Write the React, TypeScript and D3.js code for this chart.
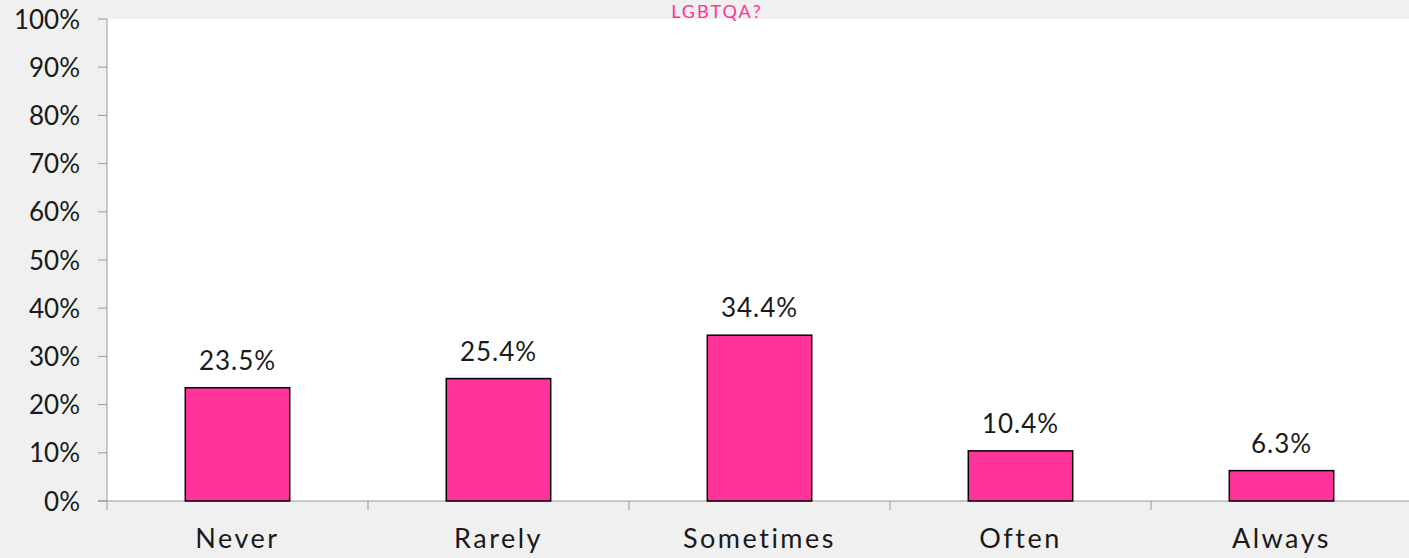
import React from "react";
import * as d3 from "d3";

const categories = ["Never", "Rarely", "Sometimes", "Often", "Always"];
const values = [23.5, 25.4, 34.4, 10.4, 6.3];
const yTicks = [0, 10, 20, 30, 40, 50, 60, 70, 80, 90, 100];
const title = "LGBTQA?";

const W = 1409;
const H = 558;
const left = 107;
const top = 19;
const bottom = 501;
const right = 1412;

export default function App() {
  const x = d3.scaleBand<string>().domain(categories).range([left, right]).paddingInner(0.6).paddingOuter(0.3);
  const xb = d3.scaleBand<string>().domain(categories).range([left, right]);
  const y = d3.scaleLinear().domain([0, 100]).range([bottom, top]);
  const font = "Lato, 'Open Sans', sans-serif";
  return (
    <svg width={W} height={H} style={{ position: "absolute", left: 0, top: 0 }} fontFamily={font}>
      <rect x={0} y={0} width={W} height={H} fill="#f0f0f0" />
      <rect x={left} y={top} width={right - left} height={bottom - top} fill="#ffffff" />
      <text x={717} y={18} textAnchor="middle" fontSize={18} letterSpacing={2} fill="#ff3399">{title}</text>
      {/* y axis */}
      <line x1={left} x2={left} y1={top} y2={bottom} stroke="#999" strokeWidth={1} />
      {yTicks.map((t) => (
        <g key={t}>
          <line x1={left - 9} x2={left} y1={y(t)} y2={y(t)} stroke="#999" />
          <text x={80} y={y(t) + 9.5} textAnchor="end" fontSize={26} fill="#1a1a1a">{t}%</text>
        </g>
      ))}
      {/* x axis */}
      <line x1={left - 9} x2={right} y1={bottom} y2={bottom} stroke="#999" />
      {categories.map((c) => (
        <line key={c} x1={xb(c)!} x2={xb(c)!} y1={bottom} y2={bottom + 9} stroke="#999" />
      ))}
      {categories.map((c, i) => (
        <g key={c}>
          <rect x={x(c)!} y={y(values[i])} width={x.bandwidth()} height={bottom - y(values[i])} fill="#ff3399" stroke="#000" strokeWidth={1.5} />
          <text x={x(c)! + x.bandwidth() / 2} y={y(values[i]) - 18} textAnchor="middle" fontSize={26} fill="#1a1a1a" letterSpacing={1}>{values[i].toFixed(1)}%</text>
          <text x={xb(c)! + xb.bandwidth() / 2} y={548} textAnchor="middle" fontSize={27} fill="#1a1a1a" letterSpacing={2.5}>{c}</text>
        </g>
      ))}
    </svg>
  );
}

#### Aim of the exercise:
Collect every line above that contains the word "React".

#### Problem solution:
Write the React, TypeScript and D3.js code for this chart.
import React from "react";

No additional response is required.